→ PROBLEM DESCRIPTION: Reproduce the listing below exactly. Pictures do not belong in the copy.
►
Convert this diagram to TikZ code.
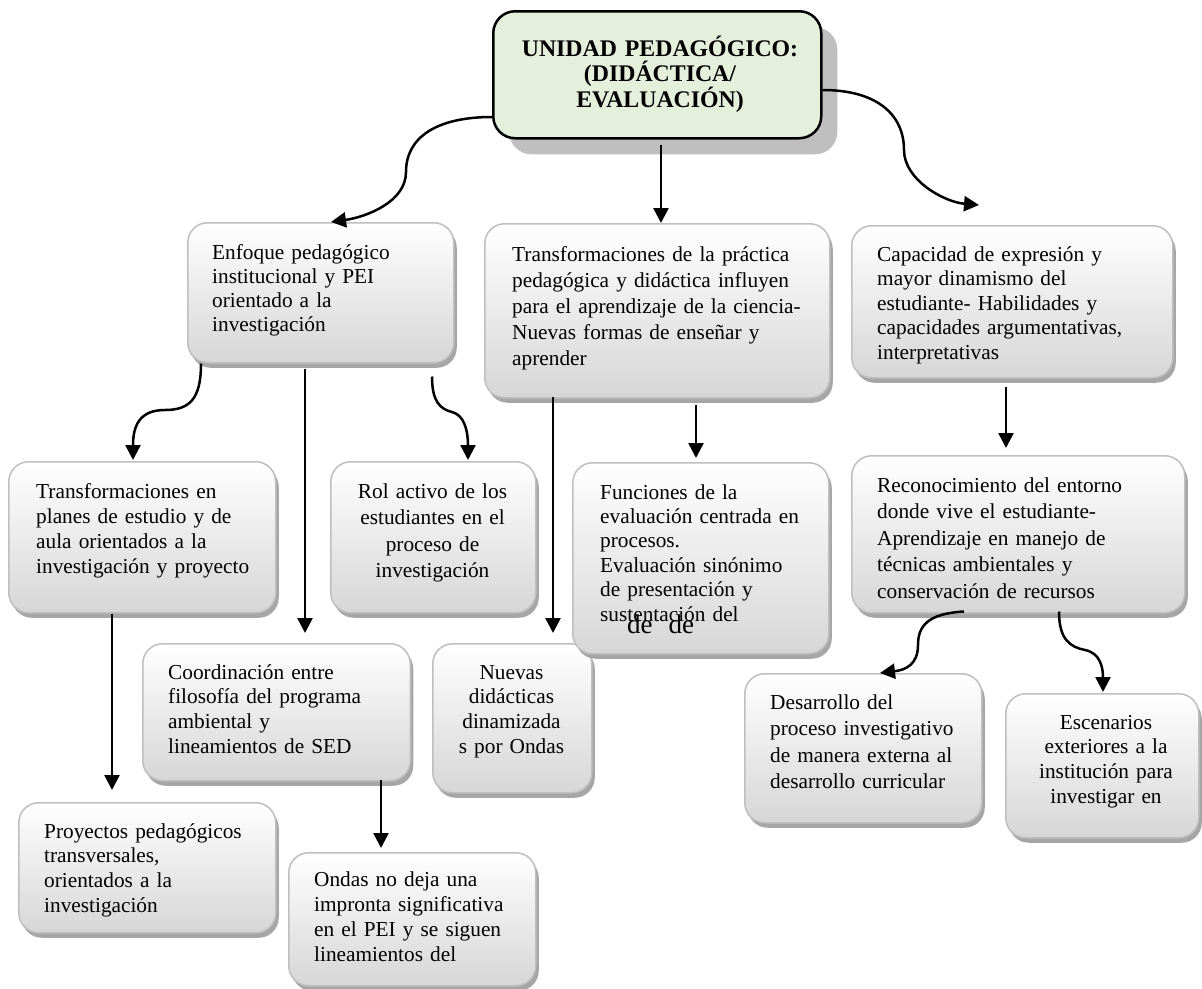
\documentclass[tikz,border=0pt]{standalone}
\usepackage{fontspec}
\setmainfont{Liberation Serif}
\usetikzlibrary{arrows.meta,shadows,calc}
\definecolor{titlegreen}{HTML}{E4EFDC}
\newcommand{\bodyfs}[1]{\fontsize{21.3pt}{#1pt}\selectfont}
\begin{document}
\begin{tikzpicture}[x=1pt,y=-1pt,
  cbox/.style={draw=gray!50, line width=1.5pt, rounded corners=20pt, top color=white, bottom color=gray!32,
    inner sep=0pt, anchor=north west,
    drop shadow={shadow xshift=3pt, shadow yshift=-5pt, fill=gray!70, opacity=1}},
  tbox/.style={draw=black, line width=2.5pt, fill=titlegreen, rounded corners=22pt, inner sep=0pt, anchor=north west,
    drop shadow={shadow xshift=16pt, shadow yshift=-16pt, fill=gray!50, opacity=1}},
  arr/.style={line width=2.5pt, -{Triangle[length=15pt,width=15pt]}},
  lt/.style={inner sep=0pt, anchor=base west, align=left, text width=340pt, font=\bodyfs{#1}},
  ct/.style={inner sep=0pt, anchor=base, align=center, text width=190pt, font=\bodyfs{#1}}
]
\useasboundingbox (0,0) rectangle (1202,988);

% boxes
\node[tbox, minimum width=328pt, minimum height=127pt] (T) at (492,10) {};
\node[cbox, minimum width=266pt, minimum height=140pt] (A) at (187,222) {};
\node[cbox, minimum width=345pt, minimum height=174pt] (B) at (484,223) {};
\node[cbox, minimum width=321pt, minimum height=152pt] (C) at (851,225) {};
\node[cbox, minimum width=267pt, minimum height=151pt] (D) at (8,461) {};
\node[cbox, minimum width=205pt, minimum height=151pt] (E) at (330,461) {};
\node[cbox, minimum width=159pt, minimum height=149pt] (I) at (432,643) {};
\node[cbox, minimum width=256pt, minimum height=191pt] (F) at (572,462) {};
\node[cbox, minimum width=333pt, minimum height=157pt] (G) at (851,455) {};
\node[cbox, minimum width=267.5pt, minimum height=137pt] (H) at (142,643) {};
\node[cbox, minimum width=237pt, minimum height=149pt] (J) at (744,673) {};
\node[cbox, minimum width=193pt, minimum height=144pt] (K) at (1005,693) {};
\node[cbox, minimum width=257pt, minimum height=130pt] (L) at (18,802) {};
\node[cbox, minimum width=247pt, minimum height=133pt] (M) at (288,852) {};

% connectors
\draw[arr] ($(T.north west)+(0,107)$) .. controls +(-55,0) and +(0,-35) .. ($(A.north west)+(219,-50)$)
  .. controls +(0,30) and +(35,-5) .. ($(A.north west)+(144,0)$);
\draw[arr] ($(T.south west)+(169,5)$) -- ($(B.north west)+(177,0)$);
\draw[arr] ($(T.north east)+(0,80)$) .. controls +(55,0) and +(0,-35) .. ($(C.north west)+(53,-75)$)
  .. controls +(0,30) and +(-35,-3) .. ($(C.north west)+(128,-20)$);
\draw[arr] ($(A.south west)+(14,0)$) .. controls +(0,35) and +(25,0) .. ($(D.north west)+(157,-51)$)
  .. controls +(-25,0) and +(0,-35) .. ($(D.north west)+(125,-1)$);
\draw[arr] ($(A.south west)+(118,5)$) -- ($(H.north west)+(163,-10)$);
\draw[arr] ($(A.south west)+(245,13)$) .. controls +(0,25) and +(-12,-3) .. ($(E.north west)+(122,-49)$)
  .. controls +(12,3) and +(0,-30) .. ($(E.north west)+(138,-1)$);
\draw[arr] ($(B.south west)+(69,-2)$) -- ($(I.north west)+(121,-10)$);
\draw[arr] ($(B.south west)+(212,6)$) -- ($(F.north west)+(124,-4)$);
\draw[arr] ($(C.south west)+(155,8)$) -- ($(G.north west)+(155,-7)$);
\draw[arr] ($(D.south west)+(104,0)$) -- ($(L.north west)+(94,-12)$);
\draw[arr] ($(H.south west)+(239,-2)$) -- ($(M.north west)+(93,-4)$);
\draw[arr] ($(G.south west)+(113,-2)$) .. controls +(-35,2) and +(0,-20) .. ($(J.north west)+(174,-28)$)
  .. controls +(0,20) and +(25,-3) .. ($(J.north west)+(136,0)$);
\draw[arr] ($(G.south west)+(208,-2)$) .. controls +(0,28) and +(-15,-3) .. ($(K.north west)+(80,-43)$)
  .. controls +(15,3) and +(0,-25) .. ($(K.north west)+(98,-1)$);

% texts
\node[inner sep=0pt, anchor=base, align=center, text width=330pt, font=\bfseries\fontsize{23.8pt}{24.5pt}\selectfont] (Tt) at (660,56.5)
  {UNIDAD PEDAGÓGICO:\\(DIDÁCTICA/\\EVALUACIÓN)};
\node[lt=24] (At) at (212,259) {Enfoque pedagógico\\institucional y PEI\\orientado a la\\investigación};
\node[lt=26.2] (Bt) at (512,261) {Transformaciones de la práctica\\pedagógica y didáctica influyen\\para el aprendizaje de la ciencia-\\Nuevas formas de enseñar y\\aprender};
\node[lt=24.6] (Ct) at (877,261) {Capacidad de expresión y\\mayor dinamismo del\\estudiante- Habilidades y\\capacidades argumentativas,\\interpretativas};
\node[lt=25] (Dt) at (36,498) {Transformaciones en\\planes de estudio y de\\aula orientados a la\\investigación y proyecto};
\node[ct=26.5] (Et) at (432.5,498) {Rol activo de los\\estudiantes en el\\proceso de\\investigación};
\node[lt=24.4] (Ft) at (600,499) {Funciones de la\\evaluación centrada en\\procesos.\\Evaluación sinónimo\\de presentación y\\sustentación del};
\node[inner sep=0pt, anchor=base west, font=\fontsize{27pt}{27pt}\selectfont] (dd) at (627,633) {de\hspace{16pt}de};
\node[lt=26.5] (Gt) at (877,492) {Reconocimiento del entorno\\donde vive el estudiante-\\Aprendizaje en manejo de\\técnicas ambientales y\\conservación de recursos};
\node[lt=24.7] (Ht) at (168,679) {Coordinación entre\\filosofía del programa\\ambiental y\\lineamientos de SED};
\node[ct=24.7] (It) at (511.5,679) {Nuevas\\didácticas\\dinamizada\\s por Ondas};
\node[lt=26.5] (Jt) at (770,709) {Desarrollo del\\proceso investigativo\\de manera externa al\\desarrollo curricular};
\node[ct=24.7] (Kt) at (1106,729) {Escenarios\\exteriores a la\\institución para\\investigar en};
\node[lt=24.7] (Lt) at (44,838) {Proyectos pedagógicos\\transversales,\\orientados a la\\investigación};
\node[lt=25] (Mt) at (314,886) {Ondas no deja una\\impronta significativa\\en el PEI y se siguen\\lineamientos del};
\end{tikzpicture}
\end{document}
◄
→ EXERCISE RESPONSE:
Convert this diagram to TikZ code.
\documentclass[tikz,border=0pt]{standalone}
\usepackage{fontspec}
\setmainfont{Liberation Serif}
\usetikzlibrary{arrows.meta,shadows,calc}
\definecolor{titlegreen}{HTML}{E4EFDC}
\newcommand{\bodyfs}[1]{\fontsize{21.3pt}{#1pt}\selectfont}
\begin{document}
\begin{tikzpicture}[x=1pt,y=-1pt,
  cbox/.style={draw=gray!50, line width=1.5pt, rounded corners=20pt, top color=white, bottom color=gray!32,
    inner sep=0pt, anchor=north west,
    drop shadow={shadow xshift=3pt, shadow yshift=-5pt, fill=gray!70, opacity=1}},
  tbox/.style={draw=black, line width=2.5pt, fill=titlegreen, rounded corners=22pt, inner sep=0pt, anchor=north west,
    drop shadow={shadow xshift=16pt, shadow yshift=-16pt, fill=gray!50, opacity=1}},
  arr/.style={line width=2.5pt, -{Triangle[length=15pt,width=15pt]}},
  lt/.style={inner sep=0pt, anchor=base west, align=left, text width=340pt, font=\bodyfs{#1}},
  ct/.style={inner sep=0pt, anchor=base, align=center, text width=190pt, font=\bodyfs{#1}}
]
\useasboundingbox (0,0) rectangle (1202,988);

% boxes
\node[tbox, minimum width=328pt, minimum height=127pt] (T) at (492,10) {};
\node[cbox, minimum width=266pt, minimum height=140pt] (A) at (187,222) {};
\node[cbox, minimum width=345pt, minimum height=174pt] (B) at (484,223) {};
\node[cbox, minimum width=321pt, minimum height=152pt] (C) at (851,225) {};
\node[cbox, minimum width=267pt, minimum height=151pt] (D) at (8,461) {};
\node[cbox, minimum width=205pt, minimum height=151pt] (E) at (330,461) {};
\node[cbox, minimum width=159pt, minimum height=149pt] (I) at (432,643) {};
\node[cbox, minimum width=256pt, minimum height=191pt] (F) at (572,462) {};
\node[cbox, minimum width=333pt, minimum height=157pt] (G) at (851,455) {};
\node[cbox, minimum width=267.5pt, minimum height=137pt] (H) at (142,643) {};
\node[cbox, minimum width=237pt, minimum height=149pt] (J) at (744,673) {};
\node[cbox, minimum width=193pt, minimum height=144pt] (K) at (1005,693) {};
\node[cbox, minimum width=257pt, minimum height=130pt] (L) at (18,802) {};
\node[cbox, minimum width=247pt, minimum height=133pt] (M) at (288,852) {};

% connectors
\draw[arr] ($(T.north west)+(0,107)$) .. controls +(-55,0) and +(0,-35) .. ($(A.north west)+(219,-50)$)
  .. controls +(0,30) and +(35,-5) .. ($(A.north west)+(144,0)$);
\draw[arr] ($(T.south west)+(169,5)$) -- ($(B.north west)+(177,0)$);
\draw[arr] ($(T.north east)+(0,80)$) .. controls +(55,0) and +(0,-35) .. ($(C.north west)+(53,-75)$)
  .. controls +(0,30) and +(-35,-3) .. ($(C.north west)+(128,-20)$);
\draw[arr] ($(A.south west)+(14,0)$) .. controls +(0,35) and +(25,0) .. ($(D.north west)+(157,-51)$)
  .. controls +(-25,0) and +(0,-35) .. ($(D.north west)+(125,-1)$);
\draw[arr] ($(A.south west)+(118,5)$) -- ($(H.north west)+(163,-10)$);
\draw[arr] ($(A.south west)+(245,13)$) .. controls +(0,25) and +(-12,-3) .. ($(E.north west)+(122,-49)$)
  .. controls +(12,3) and +(0,-30) .. ($(E.north west)+(138,-1)$);
\draw[arr] ($(B.south west)+(69,-2)$) -- ($(I.north west)+(121,-10)$);
\draw[arr] ($(B.south west)+(212,6)$) -- ($(F.north west)+(124,-4)$);
\draw[arr] ($(C.south west)+(155,8)$) -- ($(G.north west)+(155,-7)$);
\draw[arr] ($(D.south west)+(104,0)$) -- ($(L.north west)+(94,-12)$);
\draw[arr] ($(H.south west)+(239,-2)$) -- ($(M.north west)+(93,-4)$);
\draw[arr] ($(G.south west)+(113,-2)$) .. controls +(-35,2) and +(0,-20) .. ($(J.north west)+(174,-28)$)
  .. controls +(0,20) and +(25,-3) .. ($(J.north west)+(136,0)$);
\draw[arr] ($(G.south west)+(208,-2)$) .. controls +(0,28) and +(-15,-3) .. ($(K.north west)+(80,-43)$)
  .. controls +(15,3) and +(0,-25) .. ($(K.north west)+(98,-1)$);

% texts
\node[inner sep=0pt, anchor=base, align=center, text width=330pt, font=\bfseries\fontsize{23.8pt}{24.5pt}\selectfont] (Tt) at (660,56.5)
  {UNIDAD PEDAGÓGICO:\\(DIDÁCTICA/\\EVALUACIÓN)};
\node[lt=24] (At) at (212,259) {Enfoque pedagógico\\institucional y PEI\\orientado a la\\investigación};
\node[lt=26.2] (Bt) at (512,261) {Transformaciones de la práctica\\pedagógica y didáctica influyen\\para el aprendizaje de la ciencia-\\Nuevas formas de enseñar y\\aprender};
\node[lt=24.6] (Ct) at (877,261) {Capacidad de expresión y\\mayor dinamismo del\\estudiante- Habilidades y\\capacidades argumentativas,\\interpretativas};
\node[lt=25] (Dt) at (36,498) {Transformaciones en\\planes de estudio y de\\aula orientados a la\\investigación y proyecto};
\node[ct=26.5] (Et) at (432.5,498) {Rol activo de los\\estudiantes en el\\proceso de\\investigación};
\node[lt=24.4] (Ft) at (600,499) {Funciones de la\\evaluación centrada en\\procesos.\\Evaluación sinónimo\\de presentación y\\sustentación del};
\node[inner sep=0pt, anchor=base west, font=\fontsize{27pt}{27pt}\selectfont] (dd) at (627,633) {de\hspace{16pt}de};
\node[lt=26.5] (Gt) at (877,492) {Reconocimiento del entorno\\donde vive el estudiante-\\Aprendizaje en manejo de\\técnicas ambientales y\\conservación de recursos};
\node[lt=24.7] (Ht) at (168,679) {Coordinación entre\\filosofía del programa\\ambiental y\\lineamientos de SED};
\node[ct=24.7] (It) at (511.5,679) {Nuevas\\didácticas\\dinamizada\\s por Ondas};
\node[lt=26.5] (Jt) at (770,709) {Desarrollo del\\proceso investigativo\\de manera externa al\\desarrollo curricular};
\node[ct=24.7] (Kt) at (1106,729) {Escenarios\\exteriores a la\\institución para\\investigar en};
\node[lt=24.7] (Lt) at (44,838) {Proyectos pedagógicos\\transversales,\\orientados a la\\investigación};
\node[lt=25] (Mt) at (314,886) {Ondas no deja una\\impronta significativa\\en el PEI y se siguen\\lineamientos del};
\end{tikzpicture}
\end{document}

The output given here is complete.